You can do it manually by adding “cudd” in the “libraries” field for the “frama_c_kernel” target in the file src/dune in Frama-C, which you should do if you otherwise use Frama-C.
Otherwise, you can install a stripped-down version of Frama-C using this command:
make opam-install-frama-c-with-cudd
You can build the docker image with
docker build -t codex -f Dockerfile.debian .
(replace with Dockerfile.alpine for the alpine version).

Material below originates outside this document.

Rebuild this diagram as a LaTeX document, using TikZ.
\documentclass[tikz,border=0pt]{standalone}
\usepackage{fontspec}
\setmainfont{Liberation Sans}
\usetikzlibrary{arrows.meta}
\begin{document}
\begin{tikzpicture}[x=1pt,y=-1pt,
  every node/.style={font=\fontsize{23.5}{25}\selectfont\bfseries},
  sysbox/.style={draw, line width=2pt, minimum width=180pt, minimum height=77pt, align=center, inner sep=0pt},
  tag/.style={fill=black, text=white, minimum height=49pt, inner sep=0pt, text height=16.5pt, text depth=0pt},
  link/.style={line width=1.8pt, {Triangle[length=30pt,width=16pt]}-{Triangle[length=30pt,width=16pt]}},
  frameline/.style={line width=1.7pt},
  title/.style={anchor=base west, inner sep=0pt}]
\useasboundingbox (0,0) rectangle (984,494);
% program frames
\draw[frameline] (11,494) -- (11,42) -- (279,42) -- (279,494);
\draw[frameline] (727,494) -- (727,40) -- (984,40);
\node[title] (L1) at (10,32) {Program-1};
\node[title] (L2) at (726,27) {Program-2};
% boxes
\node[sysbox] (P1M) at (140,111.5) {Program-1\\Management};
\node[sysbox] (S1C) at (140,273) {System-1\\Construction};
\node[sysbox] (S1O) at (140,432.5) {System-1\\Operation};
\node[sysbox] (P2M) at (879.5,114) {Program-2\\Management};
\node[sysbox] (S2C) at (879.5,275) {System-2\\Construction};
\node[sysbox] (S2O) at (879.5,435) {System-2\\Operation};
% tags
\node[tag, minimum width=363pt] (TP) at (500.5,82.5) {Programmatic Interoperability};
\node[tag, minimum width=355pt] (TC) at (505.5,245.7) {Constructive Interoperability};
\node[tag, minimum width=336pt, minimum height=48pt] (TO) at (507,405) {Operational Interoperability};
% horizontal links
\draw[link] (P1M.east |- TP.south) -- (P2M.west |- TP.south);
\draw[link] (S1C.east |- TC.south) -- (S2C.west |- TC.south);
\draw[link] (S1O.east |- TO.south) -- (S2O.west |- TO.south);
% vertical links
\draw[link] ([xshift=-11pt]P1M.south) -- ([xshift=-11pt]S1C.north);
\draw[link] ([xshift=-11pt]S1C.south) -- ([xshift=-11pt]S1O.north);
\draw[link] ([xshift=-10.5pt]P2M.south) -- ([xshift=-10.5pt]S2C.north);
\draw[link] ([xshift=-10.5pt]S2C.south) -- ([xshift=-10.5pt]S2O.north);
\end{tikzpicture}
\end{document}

You can then run the docker image with
docker run -ti –network host codex bash
We describe the structure of the library top-down:
- binsec
- The BINSEC/Codex plugin, doing binary code analysis using BINSEC as a frontend.
- frama_c
- The Frama-C/Codex plugin, doing C code analysis using Frama-C as a frontend.
- codex
- The main library, used to implement static analyses.
- codex.fixpoint
- Fixpoint engines (for forward flow-sensitive analyses).
- codex.domains
- Memory and numerical domains of Codex.
- codex.types
- Code used by the type-based abstract domains , e.g. parser or types
- codex.single_value_abstraction
- Abstraction of scalar values (e.g. interval, congruence, tristate/bitwise abstraction, etc.) including transfer functions.
- codex.lattices
- Lattices used in single_value_abstraction.
- codex.constraints
- Symbolic expressions; this corresponds to the SSA expressions described in the “SSA Translation Is an Abstract Interpretation” POPL 2023 paper.
- codex.smtbackend
- Translating the SSA/Symbolic constraints into a SMT formula for symbolic model-checking.
- codex.transfer_functions
- Definitions of function symbols, syntax and semantics and their implementation in the concrete. The main file is Transfer_functions_sig.ml. Transfer_functions/term allows building terms containing Codex expressions.
- codex.codex_log
- Logging facilities.
- codex.codex_config
- Compile-time configuration options.
- utils
- a collection of reusable datastructures and algorithms suitable to abstract interpretation, such as maps, sets etc. We are in the process of outsourcing some of them to make them more easily reusable.
- ext
- is a collection of code taken from other projects, and the place where we install the patched version of Frama-C.